今の国会議事堂の形は嫌いではないですけれども、外国を見ると、最近ようやく修復が終わった、ハンガリーのブタペストにある国会議事堂は、ドナウ川のほとりに中世の建物そのままというたたずまいで非常に美しいですね。歴史を経ているものというのは、それだけで印象がすばらしいということはあると思います。国会を移転して国会議事堂を新しく建てるのであれば、歴史が加味されてどのように味わいが出てくるか、将来の姿を見越してデザインを考えるべきだと思います。

首都機能を移転する新しい都市というのは、東京に比べれば、新規に事がおこしやすい場所だと思います。東京を見ていると、今日の都市をまったく想像せずにつくった街だということがとてもよくわかります。毎週のように突貫工事をやって、我々はそのたびに迷惑を被っています。ここまで車が増えるとは想像していなかったのでしょうが、首都高速にしても今のキャパシティでは全く足りません。そこで、今度は、100年後、あるいはそれよりも先の姿を見越して都市をつくる必要があるのではないかと思います。自然を増やすために木を植えるにしても、木はだんだん育っていくわけですから、育ったときの木の姿も想像しながら街をつくっていかなければならないのではないでしょうか。

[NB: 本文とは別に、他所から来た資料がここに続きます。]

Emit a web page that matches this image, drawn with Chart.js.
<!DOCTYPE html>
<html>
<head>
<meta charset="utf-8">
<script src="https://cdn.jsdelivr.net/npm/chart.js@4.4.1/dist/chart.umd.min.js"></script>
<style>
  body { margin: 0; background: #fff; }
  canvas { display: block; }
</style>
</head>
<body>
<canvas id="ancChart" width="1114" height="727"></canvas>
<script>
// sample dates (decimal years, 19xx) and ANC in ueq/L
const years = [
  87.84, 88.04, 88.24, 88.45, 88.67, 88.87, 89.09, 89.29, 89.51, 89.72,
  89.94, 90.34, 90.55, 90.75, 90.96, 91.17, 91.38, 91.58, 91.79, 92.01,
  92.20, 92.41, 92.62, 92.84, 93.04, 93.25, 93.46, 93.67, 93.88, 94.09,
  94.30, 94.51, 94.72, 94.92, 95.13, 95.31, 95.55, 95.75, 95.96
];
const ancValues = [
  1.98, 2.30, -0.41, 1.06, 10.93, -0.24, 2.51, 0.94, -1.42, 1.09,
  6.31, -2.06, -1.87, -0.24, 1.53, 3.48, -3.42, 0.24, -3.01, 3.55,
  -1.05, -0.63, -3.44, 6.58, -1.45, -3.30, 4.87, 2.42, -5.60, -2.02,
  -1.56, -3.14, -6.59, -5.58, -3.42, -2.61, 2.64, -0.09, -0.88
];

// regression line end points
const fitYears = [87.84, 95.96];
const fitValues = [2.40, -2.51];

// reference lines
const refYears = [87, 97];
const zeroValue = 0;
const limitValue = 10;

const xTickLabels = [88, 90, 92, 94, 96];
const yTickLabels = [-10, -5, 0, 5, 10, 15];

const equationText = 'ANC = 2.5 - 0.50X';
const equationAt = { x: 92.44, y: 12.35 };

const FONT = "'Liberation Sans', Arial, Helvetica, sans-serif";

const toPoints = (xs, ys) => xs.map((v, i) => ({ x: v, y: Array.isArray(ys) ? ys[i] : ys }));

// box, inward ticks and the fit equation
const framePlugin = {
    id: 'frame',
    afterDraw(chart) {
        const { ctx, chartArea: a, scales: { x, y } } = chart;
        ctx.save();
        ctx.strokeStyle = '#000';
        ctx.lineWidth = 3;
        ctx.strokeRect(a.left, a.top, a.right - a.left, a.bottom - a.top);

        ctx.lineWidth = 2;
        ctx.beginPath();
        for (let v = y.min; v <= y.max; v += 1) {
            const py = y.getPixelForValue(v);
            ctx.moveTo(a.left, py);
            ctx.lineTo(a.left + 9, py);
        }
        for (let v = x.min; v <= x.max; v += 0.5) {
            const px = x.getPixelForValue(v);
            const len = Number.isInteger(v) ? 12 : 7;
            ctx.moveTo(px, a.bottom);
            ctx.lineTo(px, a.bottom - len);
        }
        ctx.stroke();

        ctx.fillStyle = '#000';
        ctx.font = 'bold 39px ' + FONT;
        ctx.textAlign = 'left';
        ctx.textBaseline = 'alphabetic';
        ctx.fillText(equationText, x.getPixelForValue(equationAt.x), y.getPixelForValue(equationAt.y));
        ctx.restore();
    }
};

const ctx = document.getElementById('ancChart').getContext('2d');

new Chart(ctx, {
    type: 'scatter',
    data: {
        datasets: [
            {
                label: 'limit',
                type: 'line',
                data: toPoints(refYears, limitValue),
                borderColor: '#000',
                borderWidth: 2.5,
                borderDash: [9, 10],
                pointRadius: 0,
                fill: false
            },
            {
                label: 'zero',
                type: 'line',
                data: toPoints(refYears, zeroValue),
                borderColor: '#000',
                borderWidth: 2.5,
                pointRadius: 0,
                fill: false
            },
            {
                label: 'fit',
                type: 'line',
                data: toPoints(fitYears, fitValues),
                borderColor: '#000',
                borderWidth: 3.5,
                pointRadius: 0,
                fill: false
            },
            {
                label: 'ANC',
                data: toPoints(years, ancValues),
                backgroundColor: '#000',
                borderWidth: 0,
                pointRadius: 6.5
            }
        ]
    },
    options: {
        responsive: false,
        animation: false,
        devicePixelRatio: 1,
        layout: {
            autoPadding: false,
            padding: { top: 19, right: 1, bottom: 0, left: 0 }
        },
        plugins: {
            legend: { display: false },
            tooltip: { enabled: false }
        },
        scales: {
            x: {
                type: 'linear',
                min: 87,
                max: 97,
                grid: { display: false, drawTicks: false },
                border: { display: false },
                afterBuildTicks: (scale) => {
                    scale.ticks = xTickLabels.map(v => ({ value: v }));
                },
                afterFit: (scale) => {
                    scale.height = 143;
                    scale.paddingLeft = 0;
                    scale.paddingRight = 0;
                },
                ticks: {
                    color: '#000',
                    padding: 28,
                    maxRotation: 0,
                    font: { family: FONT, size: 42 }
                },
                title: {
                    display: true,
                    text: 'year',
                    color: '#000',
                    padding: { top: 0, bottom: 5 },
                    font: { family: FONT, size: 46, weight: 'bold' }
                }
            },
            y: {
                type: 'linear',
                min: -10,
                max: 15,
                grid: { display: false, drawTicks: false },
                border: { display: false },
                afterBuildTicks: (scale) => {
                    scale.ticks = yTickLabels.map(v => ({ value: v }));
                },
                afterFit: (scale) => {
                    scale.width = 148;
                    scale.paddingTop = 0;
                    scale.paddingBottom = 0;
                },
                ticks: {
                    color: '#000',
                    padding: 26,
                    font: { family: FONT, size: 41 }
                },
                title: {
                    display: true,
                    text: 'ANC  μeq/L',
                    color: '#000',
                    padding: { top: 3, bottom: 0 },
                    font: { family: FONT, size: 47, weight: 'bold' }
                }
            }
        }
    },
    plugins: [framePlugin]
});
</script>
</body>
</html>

それから、特に政治における中心地なのですから、やはり「さすが」と思ってもらえるようなものであってほしいと思います。そのためにも、優雅さがあるだけでなく、それこそ見えないエリアまでの気配りがあってほしいと思います。国旗や国歌もそうですが、国会議事堂も自分の国の象徴だと思います。象徴はとても大事なものですから、日本人として誇れる象徴を作っていただければいいなと思います。